One of the best moments, Mikki found, was when she gave her sister the locket and she was able to open it and immediately feel the rush of emotion prompted by the photo of their father. "You hear it all the time," she says. "I love lockets. They're great. I have this locket someone bought for me and I've never put a photo in it.… If I had just given my sister an anklet with a locket and said, 'Here, why don't you put some photos in it, so daddy can walk you down the aisle,' the gift would have never gone the way it did. The reason it worked, and the reason it was so special, is because I was standing with her when she opened it and saw that our father was inside."

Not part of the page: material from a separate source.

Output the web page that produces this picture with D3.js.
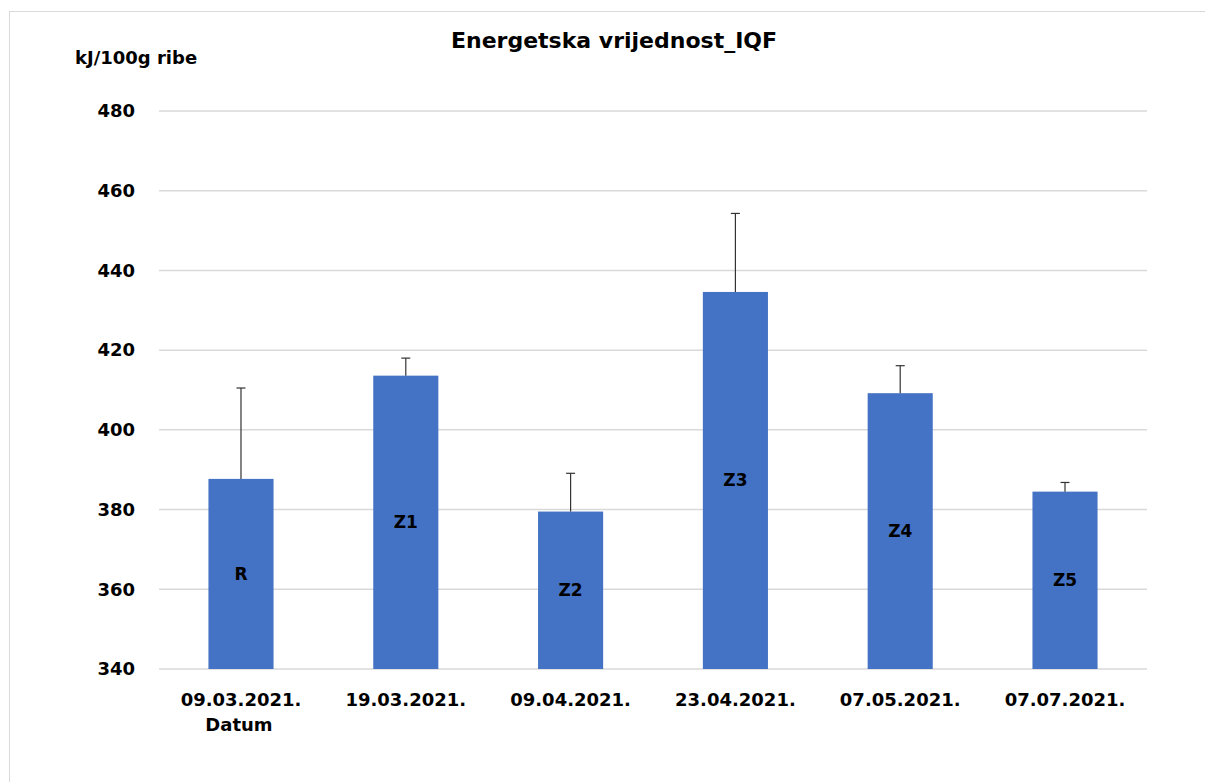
<!DOCTYPE html>
<html>
<head>
<meta charset="utf-8">
<script src="https://cdn.jsdelivr.net/npm/d3@7"></script>
<style>
  body { margin: 0; background: #fff; }
  text { font-family: "DejaVu Sans", "Open Sans", sans-serif; font-weight: 700; fill: #000; }
</style>
</head>
<body>
<div id="chart"></div>
<script>
const dates = ["09.03.2021.", "19.03.2021.", "09.04.2021.", "23.04.2021.", "07.05.2021.", "07.07.2021."];
const labels = ["R", "Z1", "Z2", "Z3", "Z4", "Z5"];
const values = [387.7, 413.6, 379.5, 434.6, 409.2, 384.5];
const errors = [22.8, 4.4, 9.6, 19.7, 6.9, 2.3];
const yTicks = [340, 360, 380, 400, 420, 440, 460, 480];

const W = 1205, H = 782;
const margin = {top: 111, right: 58, bottom: 113, left: 159};
const width = W - margin.left - margin.right;
const height = H - margin.top - margin.bottom;

const svg = d3.select("#chart").append("svg")
    .attr("width", W)
    .attr("height", H);

// chart frame
svg.append("rect")
    .attr("x", 9.5).attr("y", 11.5)
    .attr("width", W).attr("height", H)
    .attr("fill", "none")
    .attr("stroke", "#d9d9d9")
    .attr("stroke-width", 1);

svg.append("text")
    .attr("x", 614).attr("y", 48)
    .attr("text-anchor", "middle")
    .style("font-size", "22px")
    .text("Energetska vrijednost_IQF");

svg.append("text")
    .attr("x", 75).attr("y", 64)
    .style("font-size", "18px")
    .text("kJ/100g ribe");

const g = svg.append("g")
    .attr("transform", `translate(${margin.left},${margin.top})`);

const x = d3.scaleBand()
    .domain(dates)
    .range([0, width])
    .paddingInner(0.605)
    .paddingOuter(0.3);

const y = d3.scaleLinear()
    .domain([340, 480])
    .range([height, 0]);

// gridlines
g.selectAll(".grid")
    .data(yTicks)
    .join("line")
    .attr("x1", 0).attr("x2", width)
    .attr("y1", d => y(d)).attr("y2", d => y(d))
    .attr("stroke", "#d9d9d9")
    .attr("stroke-width", 1.5);

// y tick labels
g.selectAll(".ytick")
    .data(yTicks)
    .join("text")
    .attr("x", -24)
    .attr("y", d => y(d))
    .attr("dy", "0.35em")
    .attr("text-anchor", "end")
    .style("font-size", "18px")
    .text(d => d);

// bars
g.selectAll(".bar")
    .data(values)
    .join("rect")
    .attr("x", (d, i) => x(dates[i]))
    .attr("width", x.bandwidth())
    .attr("y", d => y(d))
    .attr("height", d => y(340) - y(d))
    .attr("fill", "#4472c4");

// error bars (upper only)
const err = g.selectAll(".err")
    .data(values)
    .join("g")
    .attr("transform", (d, i) => `translate(${x(dates[i]) + x.bandwidth() / 2},0)`);
err.append("line")
    .attr("y1", d => y(d))
    .attr("y2", (d, i) => y(d + errors[i]))
    .attr("stroke", "#333")
    .attr("stroke-width", 1.2);
err.append("line")
    .attr("x1", -4.5).attr("x2", 4.5)
    .attr("y1", (d, i) => y(d + errors[i]))
    .attr("y2", (d, i) => y(d + errors[i]))
    .attr("stroke", "#333")
    .attr("stroke-width", 1.2);

// labels inside bars
g.selectAll(".lbl")
    .data(values)
    .join("text")
    .attr("x", (d, i) => x(dates[i]) + x.bandwidth() / 2)
    .attr("y", d => (y(d) + y(340)) / 2)
    .attr("dy", "0.35em")
    .attr("text-anchor", "middle")
    .style("font-size", "17px")
    .text((d, i) => labels[i]);

// x labels
g.selectAll(".xtick")
    .data(dates)
    .join("text")
    .attr("x", d => x(d) + x.bandwidth() / 2)
    .attr("y", height + 37)
    .attr("text-anchor", "middle")
    .style("font-size", "18px")
    .text(d => d);

g.append("text")
    .attr("x", x(dates[0]) + x.bandwidth() / 2 - 2)
    .attr("y", height + 62)
    .attr("text-anchor", "middle")
    .style("font-size", "18px")
    .text("Datum");
</script>
</body>
</html>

From Inspiration to Entrepreneurship

Mikki isn't alone in finding inspiration for her idea in painful loss. Ben created his Memento Mori project after he and his wife lost their baby when she was 39 weeks pregnant. Their grief was compounded by friends' reluctance to talk about it. He was angry and frustrated with "that experience of having been through something so life-changing and then having people just kind of brush it off or even expect that there would be a point that we would get over it, just forget about it." He wanted to talk about his loss, so he began imagining the visual cue that would prompt people to ask about it.

Roger and Gerard didn't envision Bios Urn and Incube out of the clear blue sky, either. Roger described a formative experience that inspired Gerard: "He was a kid and he was planting vegetables with our grandmother. And our grandmother found a dead bird laying on the ground and what she did, instinctively, was to take that dead bird, make a little hole in the ground and throw in the whole of the dead bird with some of the seeds that she had in her hand." The idea of nurturing life out of death stuck with Gerard and became the seedling of his later business idea.

Kickstarter campaigns don't always work. For every great idea that gets funded before its deadline, there's another one that didn't quite manage to meet its goal — or barely scratched the surface of the funds needed. Memorial products aren't exempt from that uncertainty. Among the failed Kickstarter campaigns in the memorial realm are an urn planter that's a lower-tech cousin to the Incube, a custom 3D-printed urn concept, and a walking stick with a special receptacle for ashes that allows you to scatter them while taking a memorial walk. They're not bad ideas; they just didn't capture the attention of the backers needed to get off the ground.

Troy credited friends and family for the Kickstarter success of With You Lockets, but before friends and family could help spread the word, Troy and Mikki had to provide a solid concept and put on their networking hats to inform everyone they knew about it. Once their campaign launched, they were lucky enough — and their product was special enough — to be singled out as a Kickstarter Staff Pick, which boosted their efforts. Gerard and Roger reached out to influencers when they launched their campaign, and their blog posts and word of mouth helped fully fund the Incube campaign within ten days. Ben had a small, attainable goal — just $675 — and a tiny price point, starting at $6 for tangible rewards. He ended up raising more than two and a half times his goal, thanks to having piqued the interest of the Kickstarter community.

All three followed through with their end of the deal: Once funded, they quickly went to production and got their products out to their backers. That created goodwill with their supporters, and it's a big part of the reason why all three remain successful. Even if you didn't get in on the Kickstarters, you can buy an Incube, a With You Locket, or a Ritual End pin. They stuck with it and succeeded — and that's not something all Kickstarter dreamers can say.